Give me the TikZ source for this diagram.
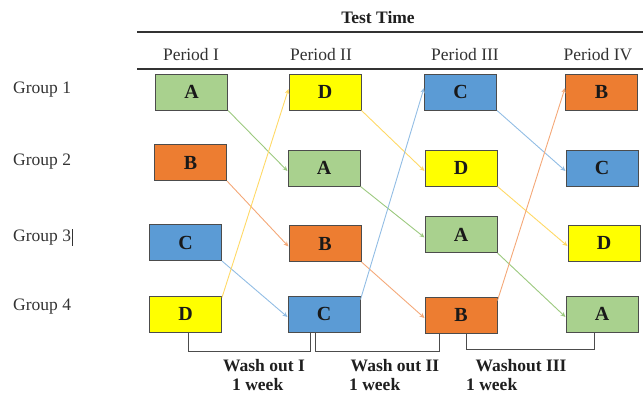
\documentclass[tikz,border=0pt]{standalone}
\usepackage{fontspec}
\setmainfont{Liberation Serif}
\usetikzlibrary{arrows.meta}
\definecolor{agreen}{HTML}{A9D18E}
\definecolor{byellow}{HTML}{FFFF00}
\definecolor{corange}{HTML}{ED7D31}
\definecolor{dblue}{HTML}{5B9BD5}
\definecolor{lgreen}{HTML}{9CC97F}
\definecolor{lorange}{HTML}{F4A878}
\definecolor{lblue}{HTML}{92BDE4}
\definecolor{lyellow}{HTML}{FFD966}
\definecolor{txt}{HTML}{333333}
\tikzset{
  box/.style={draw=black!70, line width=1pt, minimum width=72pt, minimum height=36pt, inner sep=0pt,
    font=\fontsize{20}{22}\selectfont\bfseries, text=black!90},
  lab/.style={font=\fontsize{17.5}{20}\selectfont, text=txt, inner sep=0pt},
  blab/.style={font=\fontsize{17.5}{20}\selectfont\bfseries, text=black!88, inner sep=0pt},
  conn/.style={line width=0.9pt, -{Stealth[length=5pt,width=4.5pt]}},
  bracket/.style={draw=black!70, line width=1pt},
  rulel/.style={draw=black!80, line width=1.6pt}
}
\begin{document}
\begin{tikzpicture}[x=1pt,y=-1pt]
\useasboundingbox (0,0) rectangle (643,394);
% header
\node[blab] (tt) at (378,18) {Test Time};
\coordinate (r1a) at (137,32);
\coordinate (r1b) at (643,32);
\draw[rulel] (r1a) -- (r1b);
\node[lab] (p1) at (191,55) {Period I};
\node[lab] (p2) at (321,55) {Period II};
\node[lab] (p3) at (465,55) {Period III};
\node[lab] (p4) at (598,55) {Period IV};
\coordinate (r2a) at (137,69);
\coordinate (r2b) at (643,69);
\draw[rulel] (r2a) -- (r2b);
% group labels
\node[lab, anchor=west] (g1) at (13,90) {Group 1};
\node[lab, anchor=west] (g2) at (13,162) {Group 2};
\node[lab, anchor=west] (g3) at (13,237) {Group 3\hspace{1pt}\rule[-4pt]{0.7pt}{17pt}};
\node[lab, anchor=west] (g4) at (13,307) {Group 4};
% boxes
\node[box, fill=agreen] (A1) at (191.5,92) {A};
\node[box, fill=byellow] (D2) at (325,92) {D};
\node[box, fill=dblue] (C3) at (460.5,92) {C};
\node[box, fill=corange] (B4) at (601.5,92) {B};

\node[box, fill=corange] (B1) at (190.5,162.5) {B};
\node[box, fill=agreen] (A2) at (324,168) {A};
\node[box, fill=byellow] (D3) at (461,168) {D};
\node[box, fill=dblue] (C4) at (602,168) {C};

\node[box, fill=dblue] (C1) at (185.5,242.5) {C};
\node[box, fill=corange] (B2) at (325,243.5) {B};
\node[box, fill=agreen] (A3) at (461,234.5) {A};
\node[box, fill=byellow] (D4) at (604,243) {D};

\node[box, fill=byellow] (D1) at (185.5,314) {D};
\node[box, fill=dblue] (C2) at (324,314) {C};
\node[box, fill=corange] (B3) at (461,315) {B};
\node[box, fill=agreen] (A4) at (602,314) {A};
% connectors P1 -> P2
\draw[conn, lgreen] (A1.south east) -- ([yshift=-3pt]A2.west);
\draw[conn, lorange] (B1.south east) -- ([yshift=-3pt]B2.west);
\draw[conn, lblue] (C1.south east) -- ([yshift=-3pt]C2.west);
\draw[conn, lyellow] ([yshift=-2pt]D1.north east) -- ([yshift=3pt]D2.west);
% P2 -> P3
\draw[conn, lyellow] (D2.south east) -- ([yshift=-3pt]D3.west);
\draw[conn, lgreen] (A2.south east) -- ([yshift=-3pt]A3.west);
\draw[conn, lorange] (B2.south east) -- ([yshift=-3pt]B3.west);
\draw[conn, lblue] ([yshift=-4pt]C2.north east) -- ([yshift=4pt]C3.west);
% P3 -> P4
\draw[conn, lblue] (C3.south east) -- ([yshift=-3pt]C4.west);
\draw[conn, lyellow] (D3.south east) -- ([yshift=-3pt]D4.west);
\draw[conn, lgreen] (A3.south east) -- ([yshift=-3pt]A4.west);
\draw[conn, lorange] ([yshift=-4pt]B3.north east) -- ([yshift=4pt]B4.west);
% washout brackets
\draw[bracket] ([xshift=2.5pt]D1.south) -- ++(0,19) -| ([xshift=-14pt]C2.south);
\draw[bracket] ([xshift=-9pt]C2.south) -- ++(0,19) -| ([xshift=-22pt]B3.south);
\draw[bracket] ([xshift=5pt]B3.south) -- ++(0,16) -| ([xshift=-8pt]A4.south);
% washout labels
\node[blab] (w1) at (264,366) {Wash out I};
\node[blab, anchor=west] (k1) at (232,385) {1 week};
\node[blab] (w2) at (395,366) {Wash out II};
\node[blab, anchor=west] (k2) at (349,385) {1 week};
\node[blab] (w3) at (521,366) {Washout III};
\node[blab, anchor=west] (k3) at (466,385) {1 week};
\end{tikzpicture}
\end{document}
=-=-=
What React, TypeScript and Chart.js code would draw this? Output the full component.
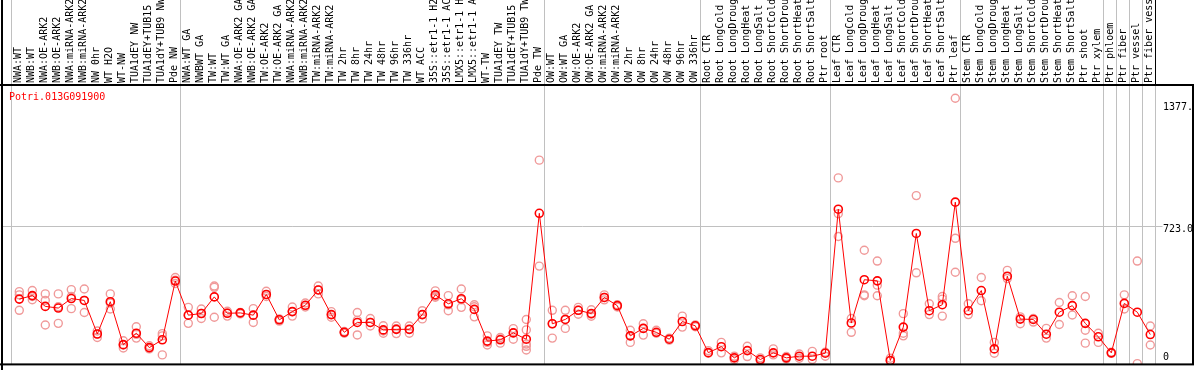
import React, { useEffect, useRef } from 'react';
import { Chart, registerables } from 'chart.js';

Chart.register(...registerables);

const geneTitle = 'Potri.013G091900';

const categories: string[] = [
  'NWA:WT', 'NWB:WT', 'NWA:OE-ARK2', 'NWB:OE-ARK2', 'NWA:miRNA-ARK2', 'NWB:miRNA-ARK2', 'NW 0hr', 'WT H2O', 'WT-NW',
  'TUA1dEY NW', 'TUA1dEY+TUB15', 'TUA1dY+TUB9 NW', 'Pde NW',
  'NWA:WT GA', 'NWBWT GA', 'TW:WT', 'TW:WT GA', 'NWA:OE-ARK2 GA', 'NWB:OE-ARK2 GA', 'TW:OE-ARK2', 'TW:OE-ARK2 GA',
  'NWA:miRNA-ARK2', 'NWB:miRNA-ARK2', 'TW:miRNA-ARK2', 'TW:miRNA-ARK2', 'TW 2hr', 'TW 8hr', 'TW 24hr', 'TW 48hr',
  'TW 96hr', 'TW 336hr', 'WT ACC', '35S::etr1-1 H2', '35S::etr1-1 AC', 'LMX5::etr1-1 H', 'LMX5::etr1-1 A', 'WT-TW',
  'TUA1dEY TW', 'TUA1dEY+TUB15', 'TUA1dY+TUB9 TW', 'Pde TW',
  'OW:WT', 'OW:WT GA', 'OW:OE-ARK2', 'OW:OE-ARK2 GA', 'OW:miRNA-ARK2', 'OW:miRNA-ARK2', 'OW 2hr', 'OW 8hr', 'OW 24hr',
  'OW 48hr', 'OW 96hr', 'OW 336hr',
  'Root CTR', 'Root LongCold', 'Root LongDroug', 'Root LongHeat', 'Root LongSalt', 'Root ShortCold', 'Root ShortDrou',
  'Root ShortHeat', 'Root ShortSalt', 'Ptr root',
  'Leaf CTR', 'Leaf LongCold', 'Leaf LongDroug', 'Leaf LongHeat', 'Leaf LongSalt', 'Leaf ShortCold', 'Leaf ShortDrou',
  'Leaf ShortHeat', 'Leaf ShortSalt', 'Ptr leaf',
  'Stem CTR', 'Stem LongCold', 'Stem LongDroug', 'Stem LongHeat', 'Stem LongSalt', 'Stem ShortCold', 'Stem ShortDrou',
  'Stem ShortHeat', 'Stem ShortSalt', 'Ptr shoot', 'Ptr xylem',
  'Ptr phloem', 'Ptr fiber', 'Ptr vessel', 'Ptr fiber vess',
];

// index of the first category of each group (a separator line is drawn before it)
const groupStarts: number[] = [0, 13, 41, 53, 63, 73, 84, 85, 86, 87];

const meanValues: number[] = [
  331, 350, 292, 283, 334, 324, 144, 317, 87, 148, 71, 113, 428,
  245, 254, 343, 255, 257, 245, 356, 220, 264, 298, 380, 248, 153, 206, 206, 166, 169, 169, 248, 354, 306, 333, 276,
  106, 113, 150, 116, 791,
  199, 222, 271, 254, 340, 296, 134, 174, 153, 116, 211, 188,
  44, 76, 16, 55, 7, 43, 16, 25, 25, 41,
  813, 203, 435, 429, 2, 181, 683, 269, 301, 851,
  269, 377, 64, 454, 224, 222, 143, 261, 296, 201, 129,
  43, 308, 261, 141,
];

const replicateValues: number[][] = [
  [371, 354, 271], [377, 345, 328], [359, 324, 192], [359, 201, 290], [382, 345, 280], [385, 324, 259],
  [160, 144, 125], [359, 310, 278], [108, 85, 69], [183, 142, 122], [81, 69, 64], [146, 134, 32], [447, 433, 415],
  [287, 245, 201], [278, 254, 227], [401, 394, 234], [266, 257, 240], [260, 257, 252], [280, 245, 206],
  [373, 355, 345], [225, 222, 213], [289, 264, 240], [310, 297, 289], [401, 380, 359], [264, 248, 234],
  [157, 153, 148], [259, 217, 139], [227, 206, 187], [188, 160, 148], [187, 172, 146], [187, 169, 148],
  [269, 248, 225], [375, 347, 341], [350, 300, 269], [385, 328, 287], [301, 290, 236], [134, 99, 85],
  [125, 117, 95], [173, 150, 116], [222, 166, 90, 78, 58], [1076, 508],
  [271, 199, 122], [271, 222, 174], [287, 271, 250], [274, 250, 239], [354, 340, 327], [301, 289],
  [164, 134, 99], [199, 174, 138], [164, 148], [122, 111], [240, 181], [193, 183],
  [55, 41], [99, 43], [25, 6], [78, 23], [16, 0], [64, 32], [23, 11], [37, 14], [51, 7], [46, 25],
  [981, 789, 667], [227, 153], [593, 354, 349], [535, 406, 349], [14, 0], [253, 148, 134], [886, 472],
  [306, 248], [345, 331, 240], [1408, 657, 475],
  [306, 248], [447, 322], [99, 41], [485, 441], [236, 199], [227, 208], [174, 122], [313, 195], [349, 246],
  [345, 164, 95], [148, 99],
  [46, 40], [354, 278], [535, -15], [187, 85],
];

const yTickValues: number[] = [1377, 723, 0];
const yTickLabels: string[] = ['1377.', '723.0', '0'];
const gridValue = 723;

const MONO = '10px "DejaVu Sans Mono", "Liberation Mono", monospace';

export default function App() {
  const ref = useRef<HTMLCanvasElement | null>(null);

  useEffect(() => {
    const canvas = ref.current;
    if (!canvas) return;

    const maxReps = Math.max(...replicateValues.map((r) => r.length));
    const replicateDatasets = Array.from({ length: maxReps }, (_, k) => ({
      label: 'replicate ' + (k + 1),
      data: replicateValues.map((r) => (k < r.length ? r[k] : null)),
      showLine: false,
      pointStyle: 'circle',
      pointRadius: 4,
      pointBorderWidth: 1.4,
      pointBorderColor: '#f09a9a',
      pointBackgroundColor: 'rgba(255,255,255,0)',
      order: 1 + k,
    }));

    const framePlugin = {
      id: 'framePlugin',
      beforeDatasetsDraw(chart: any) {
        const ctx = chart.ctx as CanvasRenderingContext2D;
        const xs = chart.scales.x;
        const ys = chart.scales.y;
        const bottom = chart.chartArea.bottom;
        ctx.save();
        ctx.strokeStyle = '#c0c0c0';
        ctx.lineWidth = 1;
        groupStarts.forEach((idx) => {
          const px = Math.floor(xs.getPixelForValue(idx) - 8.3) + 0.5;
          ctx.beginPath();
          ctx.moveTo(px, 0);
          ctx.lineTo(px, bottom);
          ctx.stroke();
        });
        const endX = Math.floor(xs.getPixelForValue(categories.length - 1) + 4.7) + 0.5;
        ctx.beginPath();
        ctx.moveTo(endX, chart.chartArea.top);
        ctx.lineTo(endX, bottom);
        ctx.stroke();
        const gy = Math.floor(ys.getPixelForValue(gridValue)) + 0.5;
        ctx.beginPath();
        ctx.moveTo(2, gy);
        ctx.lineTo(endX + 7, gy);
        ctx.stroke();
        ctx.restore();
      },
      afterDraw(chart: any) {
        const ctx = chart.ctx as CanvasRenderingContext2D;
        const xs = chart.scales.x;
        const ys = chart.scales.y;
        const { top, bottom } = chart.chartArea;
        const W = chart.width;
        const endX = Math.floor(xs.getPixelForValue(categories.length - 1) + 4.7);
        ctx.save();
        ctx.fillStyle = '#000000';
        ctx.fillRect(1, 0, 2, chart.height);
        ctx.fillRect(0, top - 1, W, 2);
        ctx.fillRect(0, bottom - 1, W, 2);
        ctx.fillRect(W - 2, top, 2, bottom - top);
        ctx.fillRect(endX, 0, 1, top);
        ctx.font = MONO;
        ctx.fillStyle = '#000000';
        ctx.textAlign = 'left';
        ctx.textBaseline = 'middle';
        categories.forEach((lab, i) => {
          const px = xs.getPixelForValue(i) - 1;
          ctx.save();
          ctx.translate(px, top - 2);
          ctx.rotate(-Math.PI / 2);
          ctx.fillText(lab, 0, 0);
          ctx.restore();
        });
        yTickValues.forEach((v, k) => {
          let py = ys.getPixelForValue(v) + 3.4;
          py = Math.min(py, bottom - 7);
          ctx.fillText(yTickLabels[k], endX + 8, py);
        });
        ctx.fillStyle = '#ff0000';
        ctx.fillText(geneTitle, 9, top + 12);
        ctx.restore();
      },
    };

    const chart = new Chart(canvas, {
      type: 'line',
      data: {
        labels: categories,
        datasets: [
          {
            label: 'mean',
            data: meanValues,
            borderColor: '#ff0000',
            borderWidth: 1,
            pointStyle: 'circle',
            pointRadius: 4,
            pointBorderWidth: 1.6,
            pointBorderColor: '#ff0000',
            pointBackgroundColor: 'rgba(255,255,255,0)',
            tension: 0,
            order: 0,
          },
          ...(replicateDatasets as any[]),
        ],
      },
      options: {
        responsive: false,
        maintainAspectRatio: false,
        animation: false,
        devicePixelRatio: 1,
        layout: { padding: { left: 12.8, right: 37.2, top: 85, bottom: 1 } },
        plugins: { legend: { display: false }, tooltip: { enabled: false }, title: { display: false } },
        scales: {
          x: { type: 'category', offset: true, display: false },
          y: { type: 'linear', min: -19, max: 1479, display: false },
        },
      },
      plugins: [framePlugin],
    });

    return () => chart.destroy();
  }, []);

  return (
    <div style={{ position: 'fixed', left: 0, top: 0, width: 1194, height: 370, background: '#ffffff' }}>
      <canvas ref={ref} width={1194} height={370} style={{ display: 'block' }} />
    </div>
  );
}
=-=-=
Exercise instructions
Pictures are excluded. Repeat exactly the lines from the one containing "What React, TypeScript" to the one containing "const geneTitle = 'Potri.013G091900';", inclusive.

Solution below
What React, TypeScript and Chart.js code would draw this? Output the full component.
import React, { useEffect, useRef } from 'react';
import { Chart, registerables } from 'chart.js';

Chart.register(...registerables);

const geneTitle = 'Potri.013G091900';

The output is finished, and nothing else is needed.